_Set problem_
Find the lines containing "matplotlib" and say how many there are, with no other words.
[START Provided data]
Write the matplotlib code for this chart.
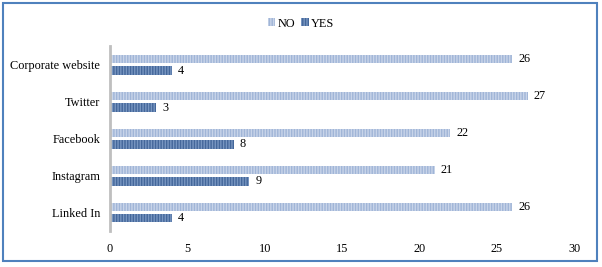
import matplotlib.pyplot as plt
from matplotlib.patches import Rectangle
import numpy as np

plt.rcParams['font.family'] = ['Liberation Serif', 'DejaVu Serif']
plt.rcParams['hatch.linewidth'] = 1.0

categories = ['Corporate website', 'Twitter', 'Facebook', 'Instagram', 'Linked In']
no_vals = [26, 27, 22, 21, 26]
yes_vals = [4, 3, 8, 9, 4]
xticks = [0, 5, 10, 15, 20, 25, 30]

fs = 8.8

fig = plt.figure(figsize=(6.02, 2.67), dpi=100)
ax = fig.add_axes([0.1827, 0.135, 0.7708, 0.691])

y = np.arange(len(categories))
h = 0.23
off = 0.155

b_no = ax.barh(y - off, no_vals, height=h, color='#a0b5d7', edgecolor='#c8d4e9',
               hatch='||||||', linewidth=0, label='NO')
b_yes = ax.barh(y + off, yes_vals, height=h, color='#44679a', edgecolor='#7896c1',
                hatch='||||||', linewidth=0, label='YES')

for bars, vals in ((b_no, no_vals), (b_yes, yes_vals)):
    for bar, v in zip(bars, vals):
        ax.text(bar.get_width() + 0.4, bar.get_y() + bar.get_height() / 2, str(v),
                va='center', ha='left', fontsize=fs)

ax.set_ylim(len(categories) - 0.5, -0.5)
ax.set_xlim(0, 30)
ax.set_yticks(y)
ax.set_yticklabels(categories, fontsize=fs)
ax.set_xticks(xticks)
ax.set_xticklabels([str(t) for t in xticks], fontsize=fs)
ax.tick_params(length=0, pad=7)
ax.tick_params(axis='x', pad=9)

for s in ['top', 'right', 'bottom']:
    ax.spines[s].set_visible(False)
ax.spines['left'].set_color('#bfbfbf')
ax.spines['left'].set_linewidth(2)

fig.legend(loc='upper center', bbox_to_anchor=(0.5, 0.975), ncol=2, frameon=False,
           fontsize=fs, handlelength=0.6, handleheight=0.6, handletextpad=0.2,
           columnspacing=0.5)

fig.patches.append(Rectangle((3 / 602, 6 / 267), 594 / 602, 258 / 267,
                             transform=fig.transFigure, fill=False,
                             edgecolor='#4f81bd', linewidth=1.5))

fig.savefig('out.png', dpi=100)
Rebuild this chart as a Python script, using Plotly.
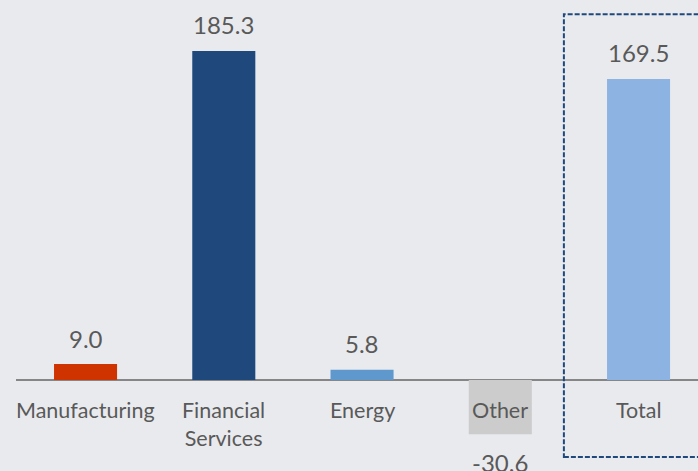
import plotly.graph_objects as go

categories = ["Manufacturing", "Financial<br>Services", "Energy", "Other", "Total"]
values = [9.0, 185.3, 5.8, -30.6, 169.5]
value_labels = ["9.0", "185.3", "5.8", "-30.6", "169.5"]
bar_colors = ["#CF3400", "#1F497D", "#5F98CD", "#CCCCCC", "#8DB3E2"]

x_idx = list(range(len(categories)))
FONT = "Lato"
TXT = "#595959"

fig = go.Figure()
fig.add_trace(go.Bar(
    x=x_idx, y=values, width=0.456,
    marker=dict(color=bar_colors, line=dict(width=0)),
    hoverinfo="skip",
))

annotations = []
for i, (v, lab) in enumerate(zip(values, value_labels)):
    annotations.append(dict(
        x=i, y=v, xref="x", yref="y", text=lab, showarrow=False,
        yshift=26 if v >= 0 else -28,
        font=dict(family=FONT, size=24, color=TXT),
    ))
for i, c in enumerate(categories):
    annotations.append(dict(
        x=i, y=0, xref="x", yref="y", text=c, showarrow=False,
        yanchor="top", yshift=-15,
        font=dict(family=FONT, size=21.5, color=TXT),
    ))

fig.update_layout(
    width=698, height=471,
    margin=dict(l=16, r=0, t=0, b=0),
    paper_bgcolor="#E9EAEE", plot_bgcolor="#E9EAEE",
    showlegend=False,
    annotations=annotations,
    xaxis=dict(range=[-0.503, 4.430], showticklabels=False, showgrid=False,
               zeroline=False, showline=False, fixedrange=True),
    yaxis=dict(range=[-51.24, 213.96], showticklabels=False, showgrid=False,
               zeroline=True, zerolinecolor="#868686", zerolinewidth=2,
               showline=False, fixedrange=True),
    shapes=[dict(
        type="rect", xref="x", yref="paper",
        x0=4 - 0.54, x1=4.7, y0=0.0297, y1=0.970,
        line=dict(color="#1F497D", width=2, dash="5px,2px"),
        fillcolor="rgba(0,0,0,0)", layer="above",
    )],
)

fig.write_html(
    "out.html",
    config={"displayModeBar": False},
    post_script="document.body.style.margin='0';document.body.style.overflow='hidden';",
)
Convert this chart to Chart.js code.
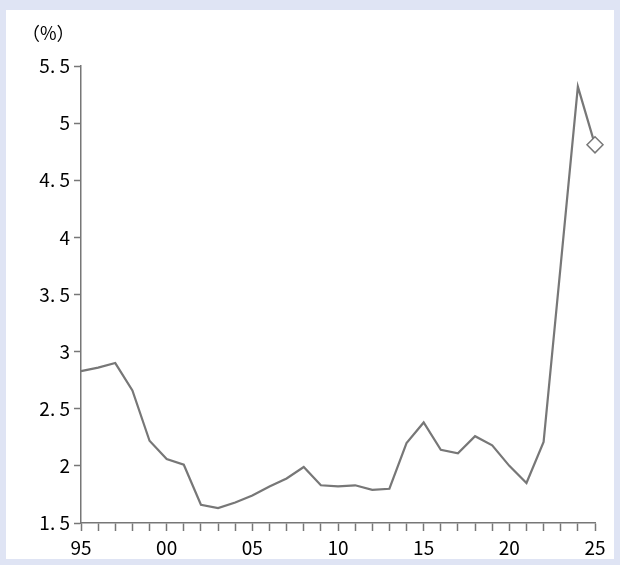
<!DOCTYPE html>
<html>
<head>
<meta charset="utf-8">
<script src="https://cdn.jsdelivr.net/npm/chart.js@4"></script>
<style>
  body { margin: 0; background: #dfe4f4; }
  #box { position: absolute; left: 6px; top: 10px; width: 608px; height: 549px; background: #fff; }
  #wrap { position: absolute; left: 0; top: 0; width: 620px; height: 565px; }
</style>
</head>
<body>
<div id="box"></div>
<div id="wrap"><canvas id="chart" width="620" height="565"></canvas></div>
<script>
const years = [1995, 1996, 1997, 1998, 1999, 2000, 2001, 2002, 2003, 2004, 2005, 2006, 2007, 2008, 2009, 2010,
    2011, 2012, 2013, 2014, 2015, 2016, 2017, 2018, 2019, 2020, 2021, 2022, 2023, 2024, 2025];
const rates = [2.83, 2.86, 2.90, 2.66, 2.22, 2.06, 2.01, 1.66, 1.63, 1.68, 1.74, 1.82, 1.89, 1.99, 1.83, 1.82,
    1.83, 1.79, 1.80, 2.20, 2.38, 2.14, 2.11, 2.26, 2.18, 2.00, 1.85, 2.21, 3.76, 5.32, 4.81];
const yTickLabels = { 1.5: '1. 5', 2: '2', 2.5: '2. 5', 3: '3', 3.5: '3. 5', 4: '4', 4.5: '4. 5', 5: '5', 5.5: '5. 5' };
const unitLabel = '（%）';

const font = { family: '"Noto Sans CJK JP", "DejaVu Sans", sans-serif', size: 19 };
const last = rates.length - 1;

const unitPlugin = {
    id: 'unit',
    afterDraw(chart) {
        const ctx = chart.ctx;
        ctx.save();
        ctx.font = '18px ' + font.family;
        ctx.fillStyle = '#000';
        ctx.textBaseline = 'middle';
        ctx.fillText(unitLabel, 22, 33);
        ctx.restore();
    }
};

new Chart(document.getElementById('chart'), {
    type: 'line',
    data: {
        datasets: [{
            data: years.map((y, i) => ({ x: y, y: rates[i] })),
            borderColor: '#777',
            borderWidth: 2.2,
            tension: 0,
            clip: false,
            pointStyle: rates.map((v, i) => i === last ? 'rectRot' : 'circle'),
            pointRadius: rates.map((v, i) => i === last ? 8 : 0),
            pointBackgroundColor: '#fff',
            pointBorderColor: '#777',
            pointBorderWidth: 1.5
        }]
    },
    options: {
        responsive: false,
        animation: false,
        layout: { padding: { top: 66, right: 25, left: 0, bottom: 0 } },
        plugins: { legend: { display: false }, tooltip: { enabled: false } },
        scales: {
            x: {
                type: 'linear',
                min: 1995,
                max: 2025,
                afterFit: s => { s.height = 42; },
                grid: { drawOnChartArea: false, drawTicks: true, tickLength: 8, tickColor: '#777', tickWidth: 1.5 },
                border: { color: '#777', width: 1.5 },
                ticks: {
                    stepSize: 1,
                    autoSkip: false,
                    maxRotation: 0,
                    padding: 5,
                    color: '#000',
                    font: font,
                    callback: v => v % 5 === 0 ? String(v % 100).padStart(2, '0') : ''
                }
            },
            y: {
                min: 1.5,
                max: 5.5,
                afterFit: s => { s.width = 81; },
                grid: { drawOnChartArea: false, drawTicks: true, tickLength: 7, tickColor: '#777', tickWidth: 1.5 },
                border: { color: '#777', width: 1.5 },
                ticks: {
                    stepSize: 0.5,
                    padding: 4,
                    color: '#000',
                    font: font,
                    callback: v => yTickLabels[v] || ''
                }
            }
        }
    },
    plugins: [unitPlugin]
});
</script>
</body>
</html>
[END Provided data]
_Solved problem_
3